Stevens & Kuss To Wisconsin Supreme Court: Overrule Linden V. Cascade Stone Company

For the first time since December of 2006, I petitioned the Wisconsin Supreme Court to review a Court of Appeals' decision. Once again, it was a decision holding that my clients' claims are barred by the economic loss doctrine. Admittedly, I telegraphed my pitch to the Wisconsin Supreme Court in a post from January. As I said back then:

Unfortunately for homeowners, the Wisconsin Supreme Court held in Linden v. Cascade Stone Co., 2005 WI 113, that negligence claims against builders and their subcontractors are barred by the economic loss doctrine. Wisconsin law does nothing to deter slipshod and shoddy construction work by builders and their subcontractors, and it does nothing for homeowners (like the Liebls) who have been victimized by such carelessness. Deterring contractor negligence is an important public safety issue, as homeowners, renters, and their children are all endangered by sloppy construction practices.
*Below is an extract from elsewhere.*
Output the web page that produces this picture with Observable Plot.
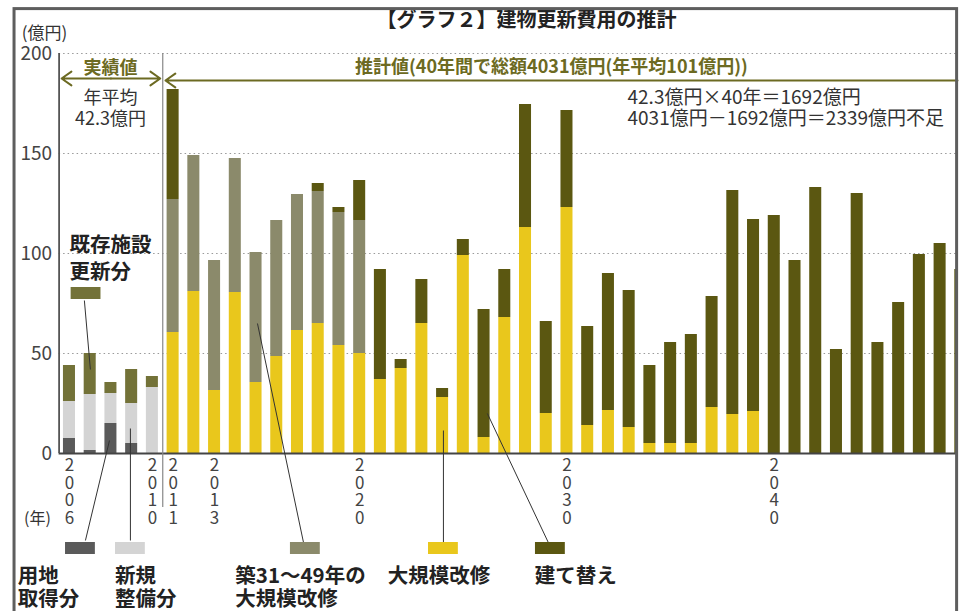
<!DOCTYPE html>
<html><head><meta charset="utf-8">
<script src="https://cdn.jsdelivr.net/npm/d3@7"></script>
<script src="https://cdn.jsdelivr.net/npm/@observablehq/plot@0.6"></script>
<style>
html,body{margin:0;padding:0;background:#fff;overflow:hidden}
#wrap{position:relative;width:960px;height:611px;overflow:hidden;background:#fff}
</style></head><body><div id="wrap"></div>
<script>
// ---- data (億円) ----
const actualYears = [2006, 2007, 2008, 2009, 2010];
const landAcq = [7.5, 1.5, 15, 5, 0];            // 用地取得分
const newBuild = [18.5, 28, 15, 20, 33];         // 新規整備分
const existingRenewal = [18, 20.5, 5.5, 17, 5.5]; // 既存施設更新分

const estYears = [2011,2012,2013,2014,2015,2016,2017,2018,2019,2020,
  2021,2022,2023,2024,2025,2026,2027,2028,2029,2030,
  2031,2032,2033,2034,2035,2036,2037,2038,2039,2040,
  2041,2042,2043,2044,2045,2046,2047,2048,2049];
const majorRenov = [60.5,81,31.5,80.5,35.5,48.5,61.5,65,54,50,
  37,42.5,65,28,99,8,68,113,20,123,
  14,21.5,13,5,5,5,23,19.5,21,0,
  0,0,0,0,0,0,0,0,0];                              // 大規模改修
const renov3149 = [66.5,68,65,67,65,68,68,66,66.5,66.5,
  0,0,0,0,0,0,0,0,0,0, 0,0,0,0,0,0,0,0,0,0, 0,0,0,0,0,0,0,0,0]; // 築31～49年の大規模改修
const rebuild = [55,0,0,0,0,0,0,4,2.5,20,
  55,4.5,22,4.5,8,64,24,61.5,46,48.5,
  49.5,68.5,68.5,39,50.5,54.5,55.5,112,96,119,
  96.5,133,52,130,55.5,75.5,99.5,105,92];           // 建て替え

const seriesNames = ["用地取得分","新規整備分","既存施設更新分","大規模改修","築31～49年の大規模改修","建て替え"];
const seriesColors = ["#5a5a5a","#d4d4d4","#737238","#e9c71c","#8b8a6b","#5b5711"];

const yTicks = [0, 50, 100, 150, 200];
const xTickYears = [2006, 2010, 2011, 2013, 2020, 2030, 2040];

// long table
const rows = [];
actualYears.forEach((yr, i) => {
  rows.push({year: yr, series: "用地取得分", value: landAcq[i]});
  rows.push({year: yr, series: "新規整備分", value: newBuild[i]});
  rows.push({year: yr, series: "既存施設更新分", value: existingRenewal[i]});
});
estYears.forEach((yr, i) => {
  rows.push({year: yr, series: "大規模改修", value: majorRenov[i]});
  rows.push({year: yr, series: "築31～49年の大規模改修", value: renov3149[i]});
  rows.push({year: yr, series: "建て替え", value: rebuild[i]});
});
const data = rows.filter(d => d.value > 0);

const half = 0.29;
const olive = "#6c6a22";
const FONT = "'Noto Sans CJK JP', 'Noto Sans', sans-serif";

const legend = [
  {series: "用地取得分", x: 2006.53, y: -47.5},
  {series: "新規整備分", x: 2008.94, y: -47.5},
  {series: "築31～49年の大規模改修", x: 2017.38, y: -47.5},
  {series: "大規模改修", x: 2024.04, y: -47.5},
  {series: "建て替え", x: 2029.2, y: -47.5},
  {series: "既存施設更新分", x: 2006.8, y: 80}
];
const legendLabels = [
  {text: "用地", x: 2003.5, y: -61.5},
  {text: "取得分", x: 2003.5, y: -73},
  {text: "新規", x: 2008.2, y: -61.5},
  {text: "整備分", x: 2008.2, y: -73},
  {text: "築31～49年の", x: 2014.0, y: -61.5},
  {text: "大規模改修", x: 2014.0, y: -73},
  {text: "大規模改修", x: 2021.35, y: -61.5},
  {text: "建て替え", x: 2028.45, y: -61.5},
  {text: "既存施設", x: 2006.0, y: 104},
  {text: "更新分", x: 2006.0, y: 90.5}
];
const leaders = [
  {x1: 2006.72, y1: 76.5, x2: 2007.01, y2: 42},
  {x1: 2006.77, y1: -43.5, x2: 2007.93, y2: 6.5},
  {x1: 2008.94, y1: -43.5, x2: 2008.94, y2: 12.5},
  {x1: 2017.29, y1: -44.5, x2: 2015.07, y2: 65},
  {x1: 2024.04, y1: -44.5, x2: 2024.04, y2: 11.5},
  {x1: 2029.1, y1: -44.5, x2: 2026.16, y2: 20}
];
const panel = [{left: 2003.35, right: 2048.82, top: 222.2, bottom: -90}];

const chart = Plot.plot({
  width: 960, height: 611,
  marginLeft: 58.6, marginRight: 3.5, marginTop: 53, marginBottom: 158,
  x: {type: "linear", domain: [2005.5, 2049.5], range: [58.6, 970.7]},
  y: {domain: [0, 200], range: [453, 53]},
  color: {domain: seriesNames, range: seriesColors},
  style: {fontFamily: FONT, background: "white", color: "#333"},
  marks: [
    Plot.ruleY([50, 100, 150, 200], {stroke: "#9a9a9a", strokeDasharray: "1.5,3", strokeWidth: 1.2}),
    Plot.rectY(data, Plot.stackY({
      x1: d => d.year - half, x2: d => d.year + half,
      y: "value", fill: "series", order: seriesNames, clip: true
    })),
    Plot.ruleY([0], {stroke: "#444", strokeWidth: 2}),
    Plot.ruleX([2005.5], {y1: 0, y2: 200, stroke: "#555", strokeWidth: 1.8}),
    Plot.ruleX([2010.5], {y1: -27, y2: 200, stroke: "#888", strokeWidth: 1.2}),
    Plot.axisY({ticks: yTicks, tickSize: 0, tickPadding: 7, fontSize: 19, label: null, fill: "#444"}),
    Plot.axisX({ticks: xTickYears, tickFormat: d => String(d).split("").join("\n"), tickSize: 0, tickPadding: 5,
      fontSize: 17, lineHeight: 1.04, label: null, fill: "#444"}),
    Plot.text(["(億円)"], {x: 2003.7, y: 210, textAnchor: "start", fontSize: 17, fill: "#333"}),
    Plot.text(["(年)"], {x: 2005.1, y: -32.5, textAnchor: "end", fontSize: 16, fill: "#333"}),
    Plot.text(["【グラフ２】建物更新費用の推計"], {x: 2028.05, y: 216.5, fontSize: 20, fontWeight: "bold", fill: "#222"}),
    Plot.arrow([{a: 2008, b: 2005.62}, {a: 2008, b: 2010.38}], {x1: "a", x2: "b", y1: 187.5, y2: 187.5,
      stroke: olive, strokeWidth: 2, headLength: 9, headAngle: 70}),
    Plot.arrow([{a: 2048.84, b: 2010.63}], {x1: "a", x2: "b", y1: 186.5, y2: 186.5,
      stroke: olive, strokeWidth: 2, headLength: 9, headAngle: 70}),
    Plot.text(["実績値"], {x: 2007.98, y: 192.5, fontSize: 18, fontWeight: "bold", fill: olive}),
    Plot.text(["推計値(40年間で総額4031億円(年平均101億円))"], {x: 2029.25, y: 193, fontSize: 18, fontWeight: "bold", fill: olive}),
    Plot.text(["年平均", "42.3億円"], {x: 2007.98, y: (d, i) => [177.5, 167][i], fontSize: 18, fill: "#333"}),
    Plot.text(["42.3億円×40年＝1692億円", "4031億円－1692億円＝2339億円不足"], {x: 2032.92, y: (d, i) => [178, 167.5][i],
      textAnchor: "start", fontSize: 19, fill: "#333"}),
    Plot.link(leaders, {x1: "x1", y1: "y1", x2: "x2", y2: "y2", stroke: "#333", strokeWidth: 1}),
    Plot.rect(legend, {x1: d => d.x - 0.72, x2: d => d.x + 0.72, y1: d => d.y - 3, y2: d => d.y + 3, fill: "series"}),
    Plot.text(legendLabels, {x: "x", y: "y", text: "text", textAnchor: "start", fontSize: 20.5, fontWeight: "bold", fill: "#222"}),
    // outer panel border
    Plot.rect(panel, {x1: "left", x2: "right", y1: "bottom", y2: "top", fill: "none", stroke: "#5e5e5e", strokeWidth: 3})
  ]
});
document.getElementById("wrap").appendChild(chart);
</script></body></html>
As discussed in the Milwaukee Journal/Sentinel article, the quality of residential construction has been declining for years, and construction professionals are seeing more and more mold cases as a result.
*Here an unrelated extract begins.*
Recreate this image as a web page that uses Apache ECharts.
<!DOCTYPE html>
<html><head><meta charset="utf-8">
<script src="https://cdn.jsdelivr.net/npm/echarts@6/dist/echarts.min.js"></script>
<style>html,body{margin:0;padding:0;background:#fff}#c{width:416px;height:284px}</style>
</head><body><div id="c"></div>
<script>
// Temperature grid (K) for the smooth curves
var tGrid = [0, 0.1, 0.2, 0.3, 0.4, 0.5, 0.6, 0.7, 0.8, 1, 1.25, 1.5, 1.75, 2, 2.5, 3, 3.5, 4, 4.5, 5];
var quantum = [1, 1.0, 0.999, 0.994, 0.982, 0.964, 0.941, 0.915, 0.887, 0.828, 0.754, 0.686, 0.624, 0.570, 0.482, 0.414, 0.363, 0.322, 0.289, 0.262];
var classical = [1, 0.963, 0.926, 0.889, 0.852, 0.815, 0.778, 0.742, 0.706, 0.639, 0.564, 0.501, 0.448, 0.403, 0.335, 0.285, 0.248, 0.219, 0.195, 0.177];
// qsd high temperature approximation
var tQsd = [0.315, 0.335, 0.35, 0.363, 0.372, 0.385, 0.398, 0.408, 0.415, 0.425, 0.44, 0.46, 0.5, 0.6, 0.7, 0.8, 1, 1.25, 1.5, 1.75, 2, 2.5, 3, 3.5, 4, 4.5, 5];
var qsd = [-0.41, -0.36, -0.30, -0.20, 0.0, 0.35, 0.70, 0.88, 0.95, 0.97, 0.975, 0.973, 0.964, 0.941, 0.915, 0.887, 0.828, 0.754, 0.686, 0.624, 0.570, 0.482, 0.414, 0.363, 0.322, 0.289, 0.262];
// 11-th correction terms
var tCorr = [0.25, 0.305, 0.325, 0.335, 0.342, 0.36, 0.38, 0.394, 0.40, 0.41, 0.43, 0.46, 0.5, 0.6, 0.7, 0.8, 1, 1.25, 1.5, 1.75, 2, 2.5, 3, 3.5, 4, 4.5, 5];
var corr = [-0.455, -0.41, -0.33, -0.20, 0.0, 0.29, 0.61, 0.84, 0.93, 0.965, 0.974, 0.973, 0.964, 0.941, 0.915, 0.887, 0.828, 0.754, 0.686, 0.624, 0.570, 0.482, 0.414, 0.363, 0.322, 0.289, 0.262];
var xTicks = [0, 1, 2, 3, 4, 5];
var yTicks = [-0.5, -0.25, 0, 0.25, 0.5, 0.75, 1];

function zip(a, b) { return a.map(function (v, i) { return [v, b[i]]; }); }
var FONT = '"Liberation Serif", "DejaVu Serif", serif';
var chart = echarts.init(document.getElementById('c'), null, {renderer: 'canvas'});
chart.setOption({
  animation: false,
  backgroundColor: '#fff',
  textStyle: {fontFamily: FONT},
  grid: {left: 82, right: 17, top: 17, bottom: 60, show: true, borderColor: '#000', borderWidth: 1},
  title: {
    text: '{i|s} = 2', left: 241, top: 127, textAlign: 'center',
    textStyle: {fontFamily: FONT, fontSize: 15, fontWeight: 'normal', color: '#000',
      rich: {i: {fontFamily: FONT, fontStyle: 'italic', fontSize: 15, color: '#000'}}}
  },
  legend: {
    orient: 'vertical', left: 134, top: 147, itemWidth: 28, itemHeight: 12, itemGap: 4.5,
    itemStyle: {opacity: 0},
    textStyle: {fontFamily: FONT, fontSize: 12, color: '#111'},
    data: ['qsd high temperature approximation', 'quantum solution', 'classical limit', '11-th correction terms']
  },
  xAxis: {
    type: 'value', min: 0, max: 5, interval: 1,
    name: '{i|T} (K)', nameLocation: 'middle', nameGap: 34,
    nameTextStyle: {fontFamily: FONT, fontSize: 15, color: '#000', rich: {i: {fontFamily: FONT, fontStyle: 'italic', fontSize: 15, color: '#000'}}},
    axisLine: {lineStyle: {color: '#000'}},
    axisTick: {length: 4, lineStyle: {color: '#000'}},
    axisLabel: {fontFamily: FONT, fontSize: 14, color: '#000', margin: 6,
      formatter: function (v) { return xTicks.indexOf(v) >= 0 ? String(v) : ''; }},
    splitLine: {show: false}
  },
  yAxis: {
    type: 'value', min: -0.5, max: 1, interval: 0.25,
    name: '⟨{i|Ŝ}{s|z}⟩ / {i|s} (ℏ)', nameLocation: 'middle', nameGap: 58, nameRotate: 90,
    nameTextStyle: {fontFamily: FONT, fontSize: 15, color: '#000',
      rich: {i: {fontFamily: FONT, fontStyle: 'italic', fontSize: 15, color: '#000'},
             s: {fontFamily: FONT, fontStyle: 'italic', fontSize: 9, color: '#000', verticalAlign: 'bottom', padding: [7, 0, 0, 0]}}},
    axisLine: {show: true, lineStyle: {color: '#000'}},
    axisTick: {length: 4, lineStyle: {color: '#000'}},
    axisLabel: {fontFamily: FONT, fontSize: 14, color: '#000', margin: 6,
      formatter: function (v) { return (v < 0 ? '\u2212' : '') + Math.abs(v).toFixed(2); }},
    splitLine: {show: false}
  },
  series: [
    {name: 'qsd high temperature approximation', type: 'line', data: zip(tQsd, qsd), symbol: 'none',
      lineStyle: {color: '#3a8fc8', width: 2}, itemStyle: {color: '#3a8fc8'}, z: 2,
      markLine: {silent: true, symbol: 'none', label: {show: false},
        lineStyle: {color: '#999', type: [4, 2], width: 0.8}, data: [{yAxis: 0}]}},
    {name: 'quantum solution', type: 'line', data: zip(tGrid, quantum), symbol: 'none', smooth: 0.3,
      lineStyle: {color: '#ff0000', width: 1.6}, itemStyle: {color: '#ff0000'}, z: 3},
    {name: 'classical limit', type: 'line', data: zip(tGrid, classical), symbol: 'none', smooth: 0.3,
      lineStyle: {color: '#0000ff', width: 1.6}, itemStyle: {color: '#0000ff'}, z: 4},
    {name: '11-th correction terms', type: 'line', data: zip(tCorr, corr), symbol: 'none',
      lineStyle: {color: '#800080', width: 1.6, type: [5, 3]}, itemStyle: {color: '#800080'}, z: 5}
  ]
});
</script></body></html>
At some time in the future, the Wisconsin Supreme Court will be presented with another negligent construction case. When that day comes, our supreme court needs to consider the interests of all present and future homeowners and the public health, safety and welfare, instead of just considering the private interests of contractors and their insurance companies. The time has come for the Wisconsin Supreme Court to overrule Linden and bring back the negligent construction claim.
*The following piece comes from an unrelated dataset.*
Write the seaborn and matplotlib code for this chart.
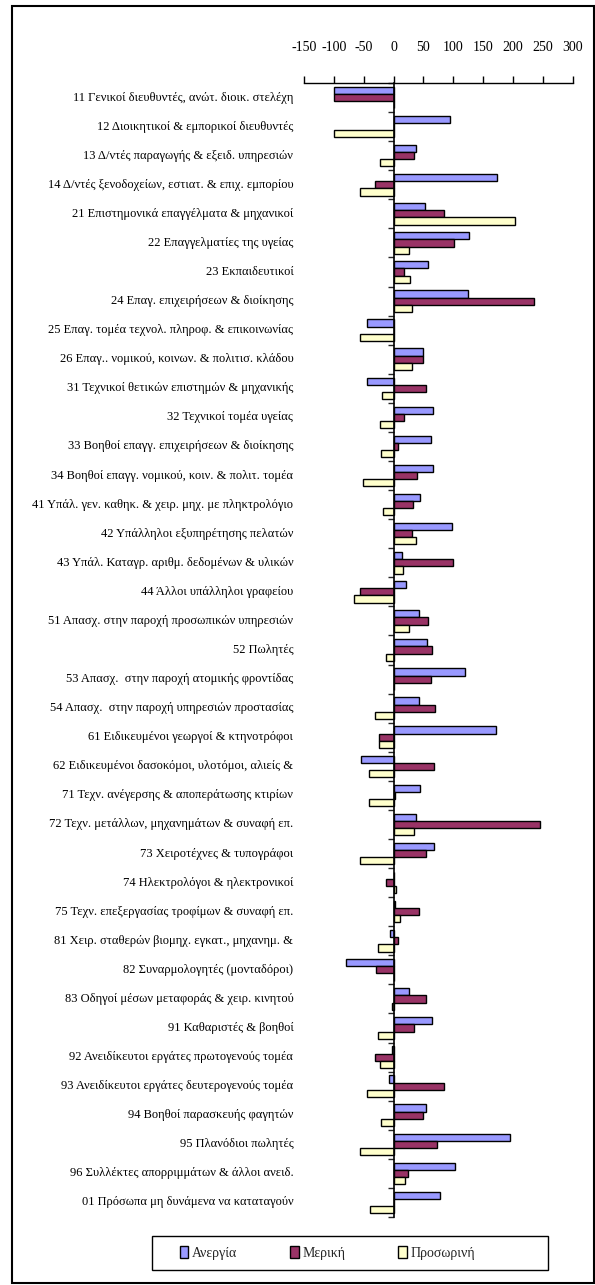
import numpy as np
import pandas as pd
import matplotlib
matplotlib.use("Agg")
import matplotlib.pyplot as plt
import matplotlib.transforms as mtransforms
from matplotlib.patches import Rectangle
import seaborn as sns

# Occupation groups (top to bottom)
categories = [
    "11 Γενικοί διευθυντές, ανώτ. διοικ. στελέχη",
    "12 Διοικητικοί & εμπορικοί διευθυντές",
    "13 Δ/ντές παραγωγής & εξειδ. υπηρεσιών",
    "14 Δ/ντές ξενοδοχείων, εστιατ. & επιχ. εμπορίου",
    "21 Επιστημονικά επαγγέλματα & μηχανικοί",
    "22 Επαγγελματίες της υγείας",
    "23 Εκπαιδευτικοί",
    "24 Επαγ. επιχειρήσεων & διοίκησης",
    "25 Επαγ. τομέα τεχνολ. πληροφ. & επικοινωνίας",
    "26 Επαγ.. νομικού, κοινων. & πολιτισ. κλάδου",
    "31 Τεχνικοί θετικών επιστημών & μηχανικής",
    "32 Τεχνικοί τομέα υγείας",
    "33 Βοηθοί επαγγ. επιχειρήσεων & διοίκησης",
    "34 Βοηθοί επαγγ. νομικού, κοιν. & πολιτ. τομέα",
    "41 Υπάλ. γεν. καθηκ. & χειρ. μηχ. με πληκτρολόγιο",
    "42 Υπάλληλοι εξυπηρέτησης πελατών",
    "43 Υπάλ. Καταγρ. αριθμ. δεδομένων & υλικών",
    "44 Άλλοι υπάλληλοι γραφείου",
    "51 Απασχ. στην παροχή προσωπικών υπηρεσιών",
    "52 Πωλητές",
    "53 Απασχ.  στην παροχή ατομικής φροντίδας",
    "54 Απασχ.  στην παροχή υπηρεσιών προστασίας",
    "61 Ειδικευμένοι γεωργοί & κτηνοτρόφοι",
    "62 Ειδικευμένοι δασοκόμοι, υλοτόμοι, αλιείς &",
    "71 Τεχν. ανέγερσης & αποπεράτωσης κτιρίων",
    "72 Τεχν. μετάλλων, μηχανημάτων & συναφή επ.",
    "73 Χειροτέχνες & τυπογράφοι",
    "74 Ηλεκτρολόγοι & ηλεκτρονικοί",
    "75 Τεχν. επεξεργασίας τροφίμων & συναφή επ.",
    "81 Χειρ. σταθερών βιομηχ. εγκατ., μηχανημ. &",
    "82 Συναρμολογητές (μονταδόροι)",
    "83 Οδηγοί μέσων μεταφοράς & χειρ. κινητού",
    "91 Καθαριστές & βοηθοί",
    "92 Ανειδίκευτοι εργάτες πρωτογενούς τομέα",
    "93 Ανειδίκευτοι εργάτες δευτερογενούς τομέα",
    "94 Βοηθοί παρασκευής φαγητών",
    "95 Πλανόδιοι πωλητές",
    "96 Συλλέκτες απορριμμάτων & άλλοι ανειδ.",
    "01 Πρόσωπα μη δυνάμενα να καταταγούν",
]

anergia = [-100, 94, 37, 173, 52, 126, 57, 124, -44, 50,
           -44, 66, 62, 66, 45, 98, 14, 21, 42, 56,
           119, 42, 171, -54, 45, 37, 68, 0, 2, -6,
           -80, 26, 64, -2, -8, 54, 195, 103, 78]
meriki = [-100, 0, 35, -31, 84, 101, 17, 236, 0, 49,
          54, 17, 8, 40, 32, 30, 99, -56, 57, 65,
          62, 69, -25, 68, 2, 246, 54, -13, 42, 7,
          -30, 54, 35, -31, 85, 49, 73, 24, 0]
prosorini = [0, -99, -22, -57, 204, 25, 28, 30, -57, 30,
             -19, -22, -21, -52, -17, 38, 16, -66, 25, -13,
             0, -31, -25, -42, -42, 35, -56, 4, 10, -26,
             0, -2, -26, -22, -44, -21, -57, 19, -40]

series = ["Ανεργία", "Μερική", "Προσωρινή"]
colors = ["#9999FF", "#993366", "#FFFFCC"]
xticks = [-150, -100, -50, 0, 50, 100, 150, 200, 250, 300]

df = pd.DataFrame({
    "cat": categories * 3,
    "value": anergia + meriki + prosorini,
    "series": [series[0]] * len(categories) + [series[1]] * len(categories)
              + [series[2]] * len(categories),
})

sns.set_style("white")
plt.rcParams["font.family"] = ["Liberation Serif", "DejaVu Serif"]

fig = plt.figure(figsize=(5.95, 12.85), dpi=100)
ax = fig.add_axes([0.511, 0.0529, 0.4515, 0.8825])

sns.barplot(data=df, y="cat", x="value", hue="series", hue_order=series,
            palette=colors, orient="h", width=0.74, saturation=1,
            edgecolor="black", linewidth=1, ax=ax)

ax.set_xlim(-150, 300)
ax.set_ylim(len(categories) - 0.5, -0.5)
ax.set_xlabel("")
ax.set_ylabel("")

# x axis on top
ax.xaxis.set_ticks_position("top")
ax.set_xticks(xticks)
ax.set_xticklabels([str(t) for t in xticks], fontsize=10)
ax.tick_params(axis="x", direction="out", length=5, width=1, pad=16,
               top=True, bottom=False, colors="black")
for s in ["right", "bottom"]:
    ax.spines[s].set_visible(False)
ax.spines["top"].set_color("black")
ax.spines["top"].set_linewidth(1)

# y axis through zero with marks between the groups
ax.spines["left"].set_position(("data", 0))
ax.spines["left"].set_color("black")
ax.spines["left"].set_linewidth(1.2)
ax.set_yticks([])
ax.set_yticks(np.arange(-0.5, len(categories), 1), minor=True)
ax.tick_params(axis="y", which="minor", direction="out", length=4, width=1,
               left=True, labelleft=False)

trans = mtransforms.blended_transform_factory(ax.transAxes, ax.transData)
for i, name in enumerate(categories):
    ax.text(-0.04, i, name, transform=trans, ha="right", va="center",
            fontsize=9, color="black")

# legend at the bottom, inside its own box
handles, labels = ax.get_legend_handles_labels()
if ax.legend_ is not None:
    ax.legend_.remove()
fig.legend(handles, labels, loc="center left", ncol=3,
           bbox_to_anchor=(0.302, 0.0249), frameon=False, fontsize=10,
           handlelength=0.6, handleheight=1.0, handletextpad=0.3,
           columnspacing=3.8, borderpad=0, borderaxespad=0)
fig.patches.append(Rectangle((0.2555, 0.0117), 0.666, 0.0265,
                             transform=fig.transFigure, fill=False,
                             edgecolor="black", linewidth=1))

# outer frame
fig.patches.append(Rectangle((0.0202, 0.0016), 0.978, 0.9938,
                             transform=fig.transFigure, fill=False,
                             edgecolor="black", linewidth=1.5))

fig.savefig("out.png", dpi=100)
The time has come for someone to put their foot down, and that foot is me:

This court needs to overrule Linden and return the economic loss doctrine to its U.C.C. and product liability origins. See Wis. Stat. (Rule) § 809.62(1)(e). Before Linden, negligence claims against contractors and other service providers survived the economic loss doctrine - a common law doctrine that was intended to save the legislatively-enacted Uniform Commercial Code from common law products liability claims.  Since repair and construction contracts are not covered by the U.C.C., there was no reason to deprive victims of negligently-provided services their tort claims.  See Ins. Co. of N. Am. v. Cease Elec. Inc., 2004 WI 139, ¶ 35, 274 Wis. 2d 361, 683 N.W.2d 462. That all changed in Linden, in which this court held that the economic loss doctrine was available as a defense to certain homeowner tort claims against subcontractors. See Linden, 283 Wis. 2d 606, 699 N.W.2d 189, ¶ 32. This court’s Linden decision relied upon a Florida Supreme Court decision, which that court has recently overruled. See id., ¶ 28 (citing Casa Clara Condominium Ass’n, Inc. v. Charley Toppino & Sons, Inc., 620 So. 2d 1244 (Fla. 1993), overruled by Tiara Condominium Ass’n, Inc. v. Marsh & McLennan Cos., Inc., 110 So. 3d 399, 407 (Fla. 2013)). This court should join the Florida Supreme Court in returning the economic loss doctrine to its principled roots in U.C.C. and products liability law.  The residential construction industry desperately needs the deterrence from negligent workmanship that only tort law can provide.  

While I also argue that the Court of Appeals' decision should be reversed because it is in conflict with Linden, I appear to be the first attorney in a long time to expressly ask the Wisconsin Supreme Court to overrule Linden. I fully understand that Linden has been the law for nine long years and that the Wisconsin Supreme Court only grants about 5% of all petitions for review, but nothing is going to change for Wisconsin homeowners unless someone challenges Wisconsin Supreme Court precedent every once in awhile.